Case ID: wash_171/html/0346-01.html
Source: Caselaw Access Project
Author: {"author": "Per Curiam.", "license": "Public Domain", "url": "https://static.case.law/"}
Date Created: 2024-08-24T03:29:51.129683

[No. 23238.
    Department One.
    January 12, 1933.]
    William A. Gilmore, Appellant, v. Red Top Cab Company of Washington et al., Respondents.
      
    
    
      Winter S. Martin, Harry S. Redpa/th, and Leo W. Stewart, for appellant.
    
      Lyons & Orton and Bausman, Oldham, Cohen & Jarvis, for respondents.
    
      
       Reported in 17 P. (2d) 886.
    
   Per Curiam.

Plaintiff, a minority stockholder of the Eed Top Cab Company of Washington, a domestic corporation, brought this action for the appointment of a receiver of that company, and for an accounting by the defendants of the assets alleged to have been wrongfully taken by the defendants from the Red Top Cab Company. The court appointed a receiver for the Red Top Cab Company, and, at the conclusion of the plaintiff’s case, granted the motions of the defendants for a nonsuit. Plaintiff’s motion for a new trial was denied and judgment of dismissal entered. The plaintiff has appealed.

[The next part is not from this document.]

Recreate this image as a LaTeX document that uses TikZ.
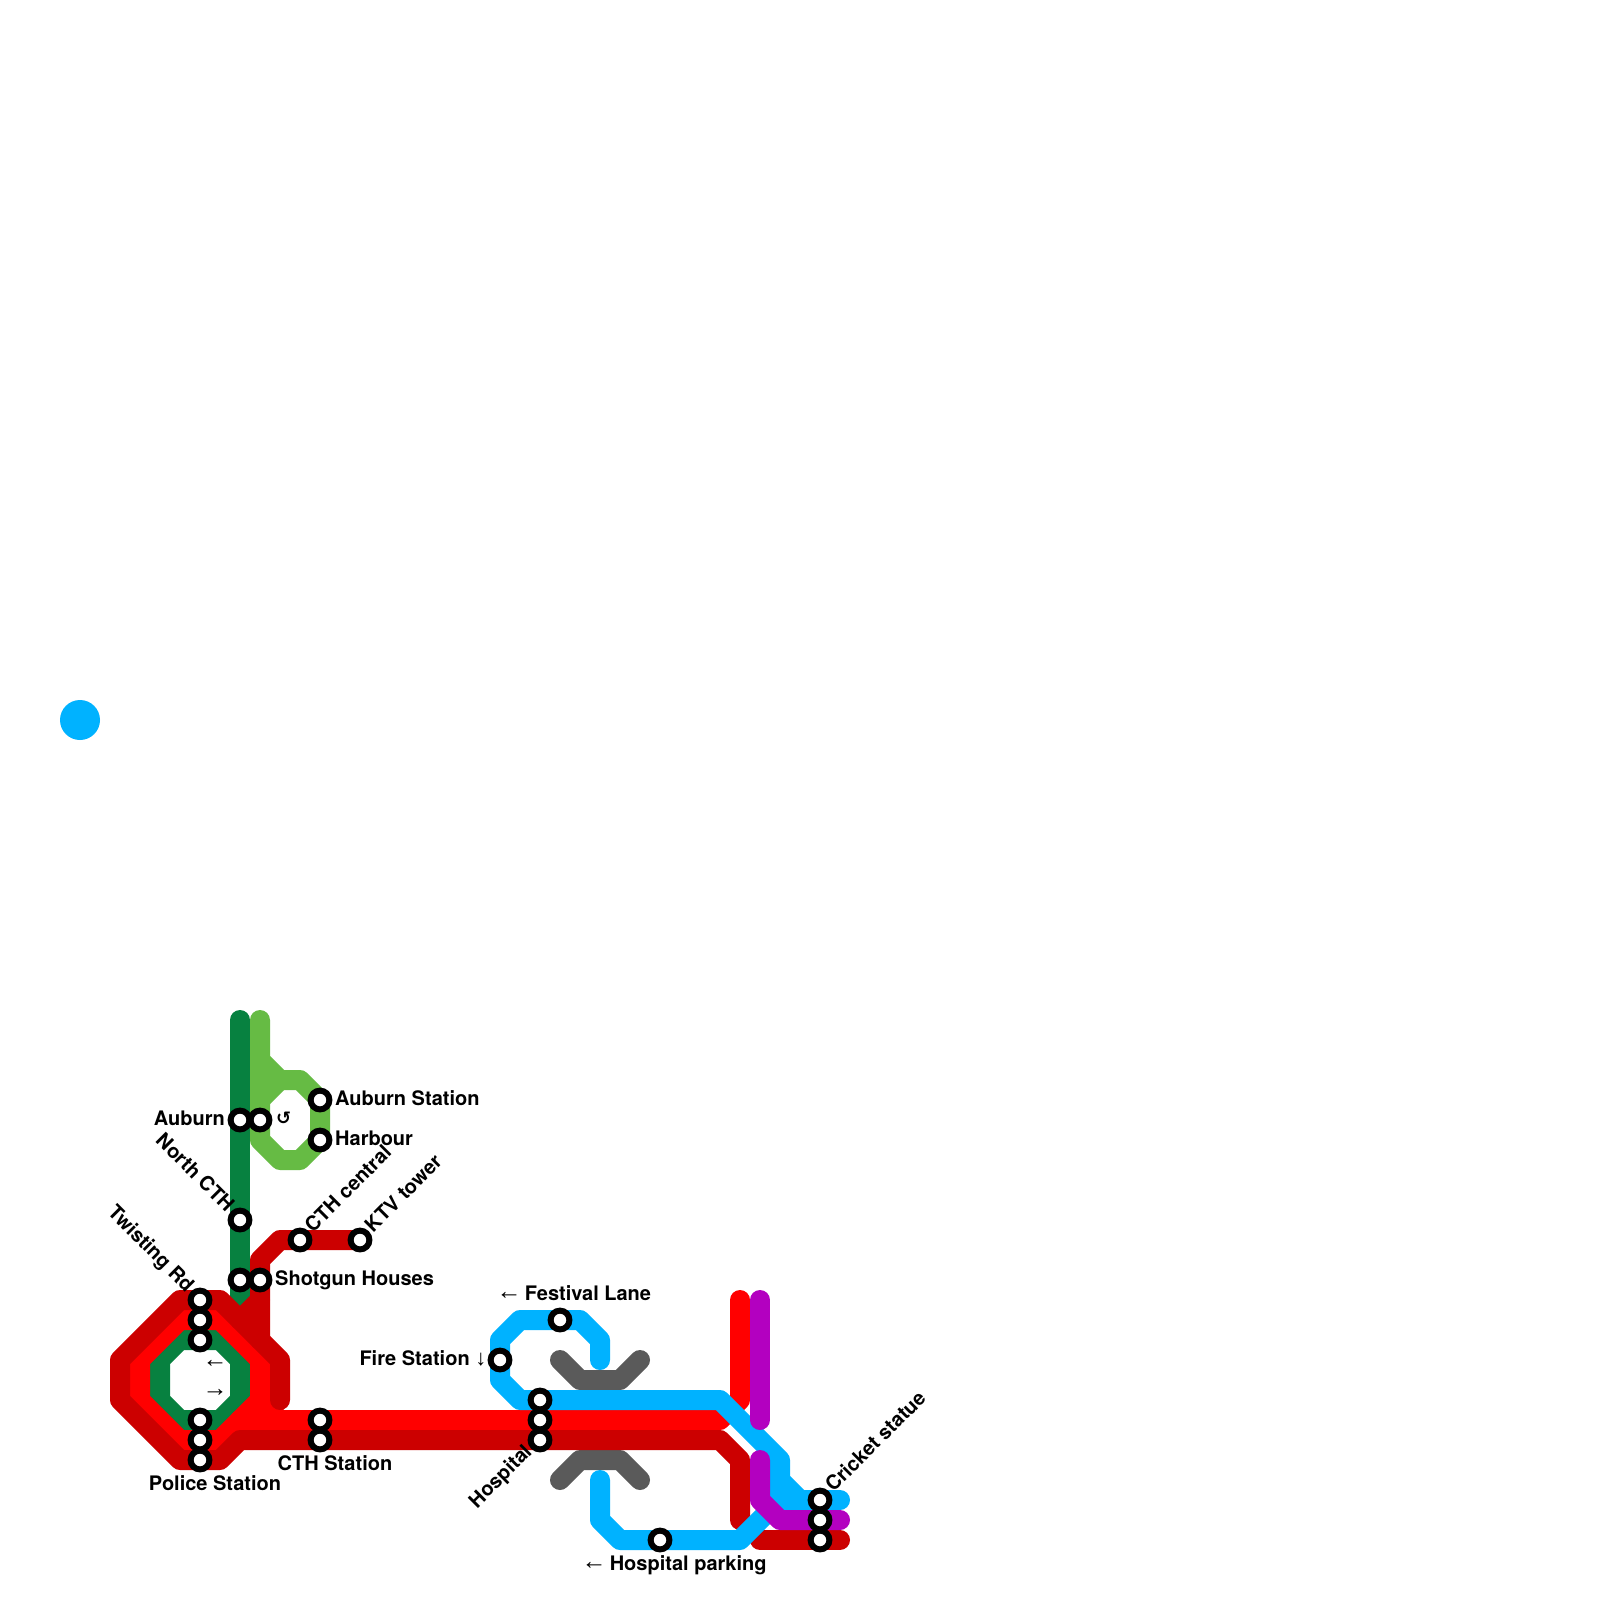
\documentclass[tikz,border=0pt]{standalone}
\usepackage{fontspec}
\setmainfont{TeX Gyre Heros}
\newfontfamily\symfont{DejaVu Sans}
\newfontfamily\arrowfont{Liberation Sans}
\newcommand{\lft}{\makebox[20pt][l]{\hspace*{-2.5pt}\raisebox{1pt}{\arrowfont\mdseries\fontsize{25}{25}\selectfont ←}}}
\newcommand{\rgt}{\makebox[20pt][l]{\hspace*{-2.5pt}\raisebox{1pt}{\arrowfont\mdseries\fontsize{25}{25}\selectfont →}}}
\newcommand{\dwn}{{\arrowfont\mdseries\fontsize{22}{22}\selectfont ↓}}
\definecolor{cdark}{HTML}{CC0000}
\definecolor{cbright}{HTML}{FF0000}
\definecolor{cgreen}{HTML}{078140}
\definecolor{clight}{HTML}{66BB44}
\definecolor{cblue}{HTML}{00B2FF}
\definecolor{cpurple}{HTML}{B300C0}
\definecolor{cgrey}{HTML}{5A5A5A}
\tikzset{
  metro/.style={line width=20pt,line join=round,line cap=round},
  stn/.style={circle,draw=black,fill=white,line width=6pt,minimum size=18.8pt,inner sep=0pt,outer sep=0pt},
  lab/.style={inner sep=0pt,font=\fontsize{20}{24}\selectfont\bfseries},
  arw/.style={inner sep=0pt,font=\fontsize{20}{24}\selectfont},
}
\begin{document}
\begin{tikzpicture}[x=1pt,y=-1pt]
\useasboundingbox (0,0) rectangle (1600,1600);
\fill[white] (0,0) rectangle (1600,1600);
% station positions
\foreach \n/\x/\y in {auburn/240/1120,auburnb/260/1120,aubst/320/1100,harbour/320/1140,north/240/1220,
  shota/240/1280,shotb/260/1280,cthc/300/1240,ktv/360/1240,
  twa/200/1300,twb/200/1320,twc/200/1340,poa/200/1420,pob/200/1440,poc/200/1460,
  ctha/320/1420,cthb/320/1440,hoa/540/1400,hob/540/1420,hoc/540/1440,
  fire/500/1360,fest/560/1320,park/660/1540,cra/820/1500,crb/820/1520,crc/820/1540}
  {\coordinate (\n) at (\x,\y);}
% free circle
\fill[cblue] (80,720) circle (20);
% dark green
\draw[metro,cgreen] (240,1020) -- (auburn) -- (north) -- (shota) -- (240,1360);
\draw[metro,cgreen] (240,1360) -- (240,1400) -- (220,1420) -- (poa) -- (180,1420) -- (160,1400) -- (160,1360) -- (180,1340) -- (twc) -- (220,1340) -- cycle;
% light green
\draw[metro,clight] (260,1020) -- (auburnb) -- (260,1140) -- (280,1160) -- (300,1160) -- (harbour) -- (aubst) -- (300,1080) -- (280,1080) -- (260,1060);
\draw[metro,clight] (260,1100) -- (280,1080);
% grey
\draw[metro,cgrey] (560,1360) -- (580,1380) -- (620,1380) -- (640,1360);
\draw[metro,cgrey] (560,1480) -- (580,1460) -- (620,1460) -- (640,1480);
% bright red
\draw[metro,cbright] (740,1300) -- (740,1400) -- (720,1420) -- (hob) -- (ctha) -- (240,1420) -- (220,1440) -- (pob) -- (180,1440) -- (140,1400) -- (140,1360) -- (180,1320) -- (twb) -- (220,1320) -- (260,1360) -- (260,1400) -- (280,1420);
\draw[metro,cbright] (260,1400) -- (240,1420);
% dark red
\draw[metro,cdark] (ktv) -- (cthc) -- (280,1240) -- (260,1260) -- (shotb) -- (260,1340);
\draw[metro,cdark] (260,1300) -- (240,1320);
\draw[metro,cdark] (280,1400) -- (280,1360) -- (220,1300) -- (twa) -- (180,1300) -- (120,1360) -- (120,1400) -- (180,1460) -- (poc) -- (220,1460) -- (240,1440) -- (cthb) -- (hoc) -- (720,1440) -- (740,1460) -- (740,1520);
\draw[metro,cdark] (760,1540) -- (crc) -- (840,1540);
% blue
\draw[metro,cblue] (600,1360) -- (600,1340) -- (580,1320) -- (fest) -- (520,1320) -- (500,1340) -- (fire) -- (500,1380) -- (520,1400) -- (hoa) -- (720,1400) -- (780,1460) -- (780,1480) -- (800,1500) -- (cra) -- (840,1500);
\draw[metro,cblue] (600,1480) -- (600,1520) -- (620,1540) -- (park) -- (740,1540) -- (780,1500) -- (cra);
\draw[metro,cblue] (780,1480) -- (780,1500);
% purple
\draw[metro,cpurple] (760,1300) -- (760,1420);
\draw[metro,cpurple] (760,1460) -- (760,1500) -- (780,1520) -- (crb) -- (840,1520);
% stations
\foreach \n in {auburn,auburnb,aubst,harbour,north,shota,shotb,cthc,ktv,twa,twb,twc,poa,pob,poc,ctha,cthb,hoa,hob,hoc,fire,fest,park,cra,crb,crc}
  {\node[stn] (st\n) at (\n) {};}
% labels
\node[lab,anchor=base west] (l1) at (335,1105) {Auburn Station};
\node[lab,anchor=base west] (l2) at (335,1145) {Harbour};
\node[lab,anchor=base east] (l3) at (225,1125) {Auburn};
\node[arw,anchor=base west,font=\fontsize{18}{20}\selectfont\symfont\bfseries] (l4) at (276,1124) {↺};
\node[lab,anchor=base east,rotate=-45] (l5) at (226,1213) {North CTH};
\node[lab,anchor=base east,rotate=-45] (l6) at (186,1293) {Twisting Rd};
\node[lab,anchor=base west,rotate=45] (l7) at (313,1233.5) {CTH central};
\node[lab,anchor=base west,rotate=45] (l8) at (373,1233.5) {KTV tower};
\node[lab,anchor=base west] (l9) at (275,1285) {Shotgun Houses};
\node[lab,anchor=base east] (l10) at (486.5,1365) {Fire Station \dwn};
\node[lab,anchor=base] (l11) at (215,1490) {Police Station};
\node[lab,anchor=base] (l12) at (335,1470) {CTH Station};
\node[lab,anchor=base west] (l13) at (499,1300) {\lft{} Festival Lane};
\node[lab,anchor=base east,rotate=45] (l14) at (533,1453) {Hospital};
\node[lab,anchor=base west] (l15) at (584,1570) {\lft{} Hospital parking};
\node[lab,anchor=base west,rotate=45] (l16) at (833.5,1493) {Cricket statue};
\node[arw,anchor=base] (l17) at (215,1368) {\lft};
\node[arw,anchor=base] (l18) at (215,1397) {\rgt};
\end{tikzpicture}
\end{document}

The errors assigned are the granting of the motions for a nonsuit, denying the motion for a new trial, and entering judgment of dismissal.

So far as material, the trial judge’s certificate to the statement of facts reads as follows:

“That the matters and proceedings embodied in the foregoing statement of facts are matters and proceedings occurring in said cause and the same are hereby made a part of the record herein.
“I do further certify that the same contains substantially all material facts, matters and proceedings heretofore occurring in said cause and not already a part of the record therein.
“I do further certify that the foregoing statement of facts contains substantially all of the material evidence and material testimony introduced upon the trial of said cause, . . .”

The statute (Rem. Rev. Stat., § 391) requires the trial judge to certify that the matters and proceedings embodied in the statement of facts are matters and proceedings occurring in the cause,

“. . . and that the same are thereby made a part of the record therein; and, when such is the fact, he shall further certify that the same contains all the material facts, matters and proceedings heretofore occurring in the cause and not already a part of the record therein, . . .”

The statement of facts must be stricken. The statement of facts, while certified to contain the matters and proceedings occurring in the trial and making the same a part of the record, is not certified to contain “all the material facts, matters and proceedings heretofore occurring in the cause,” etc. It will he presumed, in the absence of such a certificate, that the statement of facts does not include all the material facts, and we will not examine the statement of facts to ascertain whether it does in fact contain all the material facts and proceedings necessary to the consideration of the points involved.

“Substantially” may mean “part” or “about.” It is a term which has been defined to mean “about; actually; competently; essentially.” 60 C. J. 979. South Penn Oil Co. v. Knox, 68 W. Va. 362, 69 S. E. 1020, was a case involving a lease describing the premises as all that certain tract of land situated in a certain district on the waters of a designated stream “bounded substantially as follows.” The court there held that the term “substantially” meant bounded “about” or “in the main” as designated, and not “wholly” or “completely” so.

A certificate that the statement of facts contains “in the main” or “about” all of the material facts would not be in compliance with the statutory requirement. The determination of the questions raised on the appeal requires a review of the entire evidence. We do not have before us any statement of facts certified as containing all of the evidence introduced upon the trial, hence the judgment must be, and it is, affirmed.